Goal of the exercise – Locate each line below that includes "matplotlib" and reproduce it.
— start Dataset excerpt —
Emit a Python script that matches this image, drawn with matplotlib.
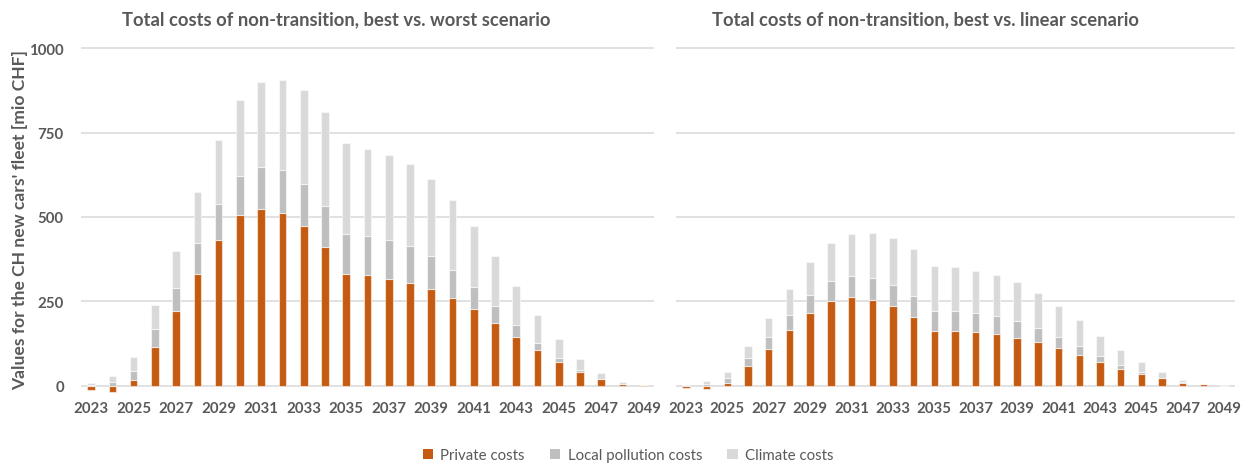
import matplotlib
matplotlib.use("Agg")
import matplotlib.pyplot as plt
import numpy as np
from matplotlib.patches import Patch

years = list(range(2023, 2050))

# Left: best vs. worst scenario
worst_private = [-14, -20, 17, 116, 221, 331, 433, 506, 524, 513, 473, 411, 331, 328, 317, 305, 288,
                 261, 227, 186, 144, 106, 69, 41, 19, 5, 1]
worst_local = [3, 12, 27, 51, 68, 92, 106, 116, 124, 126, 125, 122, 120, 116, 114, 108, 96,
               83, 65, 50, 36, 20, 13, 5, 2, 1, 0.3]
worst_climate = [5, 16, 41, 72, 110, 150, 190, 224, 251, 268, 278, 277, 267, 258, 252, 243, 230,
                 206, 181, 148, 115, 84, 56, 33, 17, 5, 1.5]

# Right: best vs. linear scenario
linear_private = [-7, -9, 9, 57, 110, 166, 216, 252, 262, 255, 237, 205, 162, 162, 158, 152, 141,
                  129, 112, 92, 71, 50, 36, 22, 9, 4, -1]
linear_local = [1, 6, 14, 25, 35, 44, 54, 59, 62, 65, 61, 62, 60, 60, 57, 55, 51,
                42, 32, 26, 17, 12, 5, 1, 1, 0.3, 0.3]
linear_climate = [2, 8, 18, 35, 55, 77, 96, 113, 125, 134, 140, 138, 133, 129, 126, 120, 114,
                  104, 92, 76, 59, 44, 29, 17, 7, 1, 0.7]

titles = ["Total costs of non-transition, best vs. worst scenario",
          "Total costs of non-transition, best vs. linear scenario"]
series_names = ["Private costs", "Local pollution costs", "Climate costs"]
yticks = [0, 250, 500, 750, 1000]
ylabel = "Values for the CH new cars' fleet [mio CHF]"

C_PRIV = "#C55A11"
C_LOC = "#BFBFBF"
C_CLIM = "#D9D9D9"
TXT = "#595959"
FONT = "Lato"

W, H = 1250, 464
fig = plt.figure(figsize=(W / 100, H / 100), dpi=100)

def px_axes(x0, x1, y_top, y_bot):
    return [x0 / W, 1 - y_bot / H, (x1 - x0) / W, (y_bot - y_top) / H]

ax1 = fig.add_axes(px_axes(80.5, 654.4, 47.6, 396.8))
ax2 = fig.add_axes(px_axes(675.6, 1234.5, 47.6, 396.8))

x = np.array(years)
for ax, priv, loc, clim, showy in [(ax1, worst_private, worst_local, worst_climate, True),
                                   (ax2, linear_private, linear_local, linear_climate, False)]:
    priv = np.array(priv, float)
    loc = np.array(loc, float)
    clim = np.array(clim, float)
    base = np.maximum(priv, 0)
    bw = 0.36
    ec = (1, 1, 1, 0.55)
    ax.bar(x, priv, width=bw, color=C_PRIV, edgecolor=ec, linewidth=0.8, zorder=3)
    ax.bar(x, loc, bottom=base, width=bw, color=C_LOC, edgecolor=ec, linewidth=0.8, zorder=3)
    ax.bar(x, clim, bottom=base + loc, width=bw, color=C_CLIM, edgecolor=ec, linewidth=0.8, zorder=3)
    ax.set_xlim(2022.5, 2049.5)
    ax.set_ylim(-30, 1005)
    ax.set_yticks(yticks)
    ax.yaxis.grid(True, color="#D9D9D9", linewidth=1.1, zorder=0)
    ax.set_axisbelow(True)
    for s in ax.spines.values():
        s.set_visible(False)
    ax.set_xticks(years[::2])
    ax.set_xticklabels([str(y) for y in years[::2]], fontsize=10.8, fontweight="bold",
                       color=TXT, family=FONT)
    ax.tick_params(axis="both", length=0)
    ax.tick_params(axis="x", pad=4)
    if showy:
        ax.set_yticklabels([str(v) for v in yticks], fontsize=10.8, fontweight="bold",
                           color=TXT, family=FONT)
        ax.tick_params(axis="y", pad=12)
    else:
        ax.set_yticklabels([])

fig.text(122 / W, 1 - 20 / H, titles[0], ha="left", va="center", fontsize=13.2,
         fontweight="bold", color=TXT, family=FONT)
fig.text(712 / W, 1 - 20 / H, titles[1], ha="left", va="center", fontsize=13.2,
         fontweight="bold", color=TXT, family=FONT)
fig.text(20 / W, 1 - 220 / H, ylabel, rotation=90, ha="center", va="center", fontsize=12.6,
         fontweight="bold", color=TXT, family=FONT)

handles = [Patch(facecolor=c) for c in (C_PRIV, C_LOC, C_CLIM)]
leg = fig.legend(handles, series_names, loc="center", bbox_to_anchor=(628 / W, 1 - 456 / H),
                 ncol=3, frameon=False, handlelength=0.7, handleheight=0.7, handletextpad=0.5,
                 columnspacing=1.65, prop={"family": FONT, "size": 10.8})
for t in leg.get_texts():
    t.set_color(TXT)

fig.savefig("out.png", dpi=100, facecolor="white")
— end Dataset excerpt —
Task solution –
Emit a Python script that matches this image, drawn with matplotlib.
import matplotlib
matplotlib.use("Agg")
import matplotlib.pyplot as plt
from matplotlib.patches import Patch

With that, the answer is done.